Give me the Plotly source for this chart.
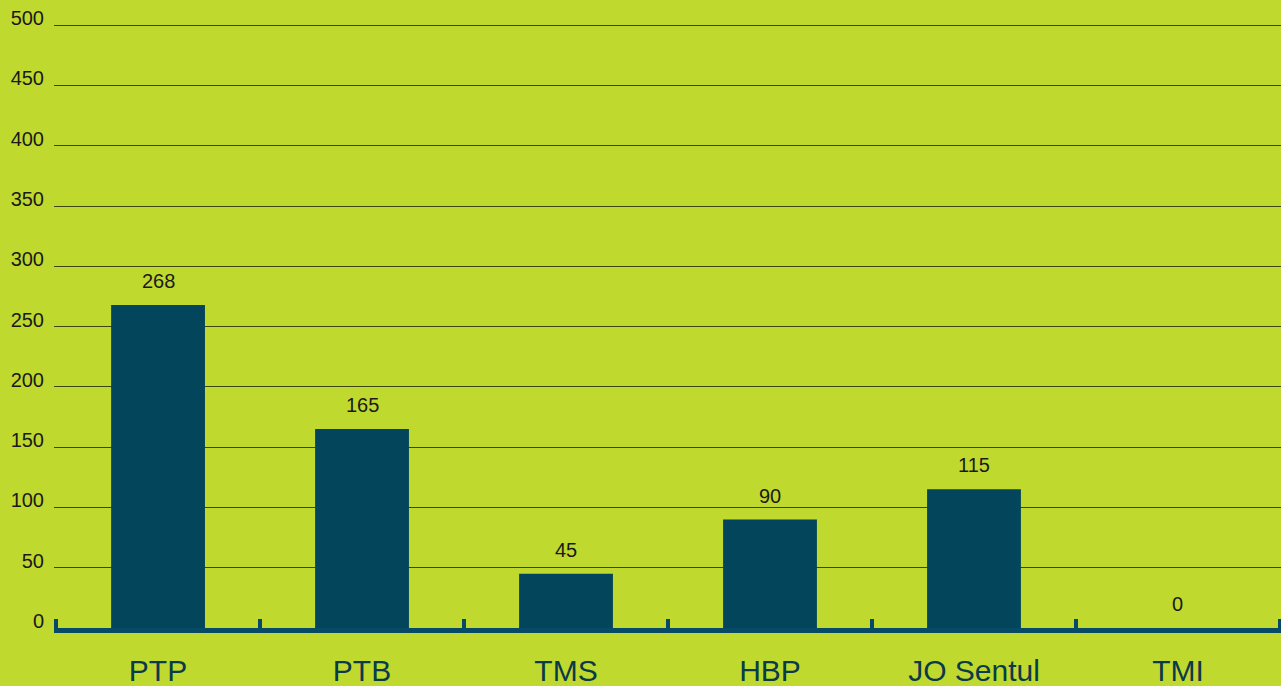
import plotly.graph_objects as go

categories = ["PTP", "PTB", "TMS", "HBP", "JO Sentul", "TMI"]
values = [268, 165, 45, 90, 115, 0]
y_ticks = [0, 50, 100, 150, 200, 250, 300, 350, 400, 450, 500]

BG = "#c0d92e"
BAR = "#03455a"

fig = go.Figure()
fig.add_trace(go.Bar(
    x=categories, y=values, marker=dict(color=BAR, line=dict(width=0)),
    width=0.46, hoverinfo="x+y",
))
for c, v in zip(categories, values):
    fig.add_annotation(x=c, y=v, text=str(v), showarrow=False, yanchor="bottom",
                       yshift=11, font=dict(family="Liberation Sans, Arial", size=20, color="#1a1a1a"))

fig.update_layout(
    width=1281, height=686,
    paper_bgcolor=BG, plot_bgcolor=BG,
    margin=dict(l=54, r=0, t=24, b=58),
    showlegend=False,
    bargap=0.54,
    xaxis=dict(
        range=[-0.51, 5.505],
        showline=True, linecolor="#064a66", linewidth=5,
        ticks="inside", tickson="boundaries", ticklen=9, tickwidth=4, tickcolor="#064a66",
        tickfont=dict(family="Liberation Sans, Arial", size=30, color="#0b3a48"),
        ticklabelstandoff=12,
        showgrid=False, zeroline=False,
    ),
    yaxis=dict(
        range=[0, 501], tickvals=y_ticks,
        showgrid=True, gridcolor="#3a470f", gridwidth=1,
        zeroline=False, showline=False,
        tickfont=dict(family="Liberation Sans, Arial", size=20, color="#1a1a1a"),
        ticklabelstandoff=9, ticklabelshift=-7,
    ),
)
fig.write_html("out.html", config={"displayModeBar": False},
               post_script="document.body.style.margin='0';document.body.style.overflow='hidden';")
------------------------------------
→ **GOAL OF THE EXERCISE**
Output each line exactly; omit every picture.

→ **TASK OUTPUT**
Give me the Plotly source for this chart.
import plotly.graph_objects as go

categories = ["PTP", "PTB", "TMS", "HBP", "JO Sentul", "TMI"]
values = [268, 165, 45, 90, 115, 0]
y_ticks = [0, 50, 100, 150, 200, 250, 300, 350, 400, 450, 500]

BG = "#c0d92e"
BAR = "#03455a"

fig = go.Figure()
fig.add_trace(go.Bar(
    x=categories, y=values, marker=dict(color=BAR, line=dict(width=0)),
    width=0.46, hoverinfo="x+y",
))
for c, v in zip(categories, values):
    fig.add_annotation(x=c, y=v, text=str(v), showarrow=False, yanchor="bottom",
                       yshift=11, font=dict(family="Liberation Sans, Arial", size=20, color="#1a1a1a"))

fig.update_layout(
    width=1281, height=686,
    paper_bgcolor=BG, plot_bgcolor=BG,
    margin=dict(l=54, r=0, t=24, b=58),
    showlegend=False,
    bargap=0.54,
    xaxis=dict(
        range=[-0.51, 5.505],
        showline=True, linecolor="#064a66", linewidth=5,
        ticks="inside", tickson="boundaries", ticklen=9, tickwidth=4, tickcolor="#064a66",
        tickfont=dict(family="Liberation Sans, Arial", size=30, color="#0b3a48"),
        ticklabelstandoff=12,
        showgrid=False, zeroline=False,
    ),
    yaxis=dict(
        range=[0, 501], tickvals=y_ticks,
        showgrid=True, gridcolor="#3a470f", gridwidth=1,
        zeroline=False, showline=False,
        tickfont=dict(family="Liberation Sans, Arial", size=20, color="#1a1a1a"),
        ticklabelstandoff=9, ticklabelshift=-7,
    ),
)
fig.write_html("out.html", config={"displayModeBar": False},
               post_script="document.body.style.margin='0';document.body.style.overflow='hidden';")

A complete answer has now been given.